By the time we return to the 1860s, emigration commences. O’Farrell sends characters to Québec, and India, then back to the Irish peninsula. All the while, English viscounts and their ladies arrive looking to buy up estates of Irish land. In The Marriage Portrait, O’Farrell presented a “tongueless” character—a “mute” artist—who played a small but important role. She builds such a characterization into something more important in Land, with a highly circumspect Irishman who “could tell you about the history” of his home, but only “should he wish to do so.” It’s a new spin on that old Irish adage: Whatever you say, say nothing.

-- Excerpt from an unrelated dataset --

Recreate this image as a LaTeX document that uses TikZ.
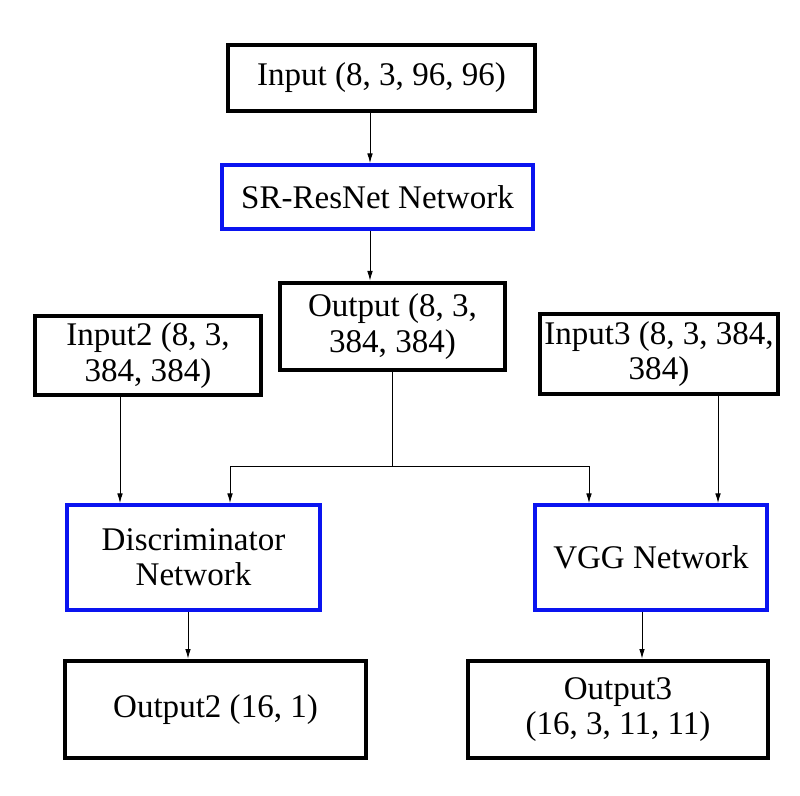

Right before Land was released, it so happens that St. Ann’s Warehouse in Brooklyn presented another Irish epic about violence, memory, and real estate—a new adaptation of John B. Keane’s 1965 play The Field, directed by Luke Murphy. Entitled Scorched Earth, Murphy incorporates dance, prose, crime, history, and more. O’Farrell’s Land, in its own way, is also a multimedia work. Music, religion, dueling languages and education systems, and all those “ancient” memories flow into and out of O’Farrell’s characters, who compel us to look at old conflicts with new eyes—to see our present in their past.

Which is another way of saying that, with this big, exuberant book, Maggie O’Farrell shows herself to be an artful custodian of tradition, and skilled reciter of ancient lore—a twenty-first century “seanchaí.”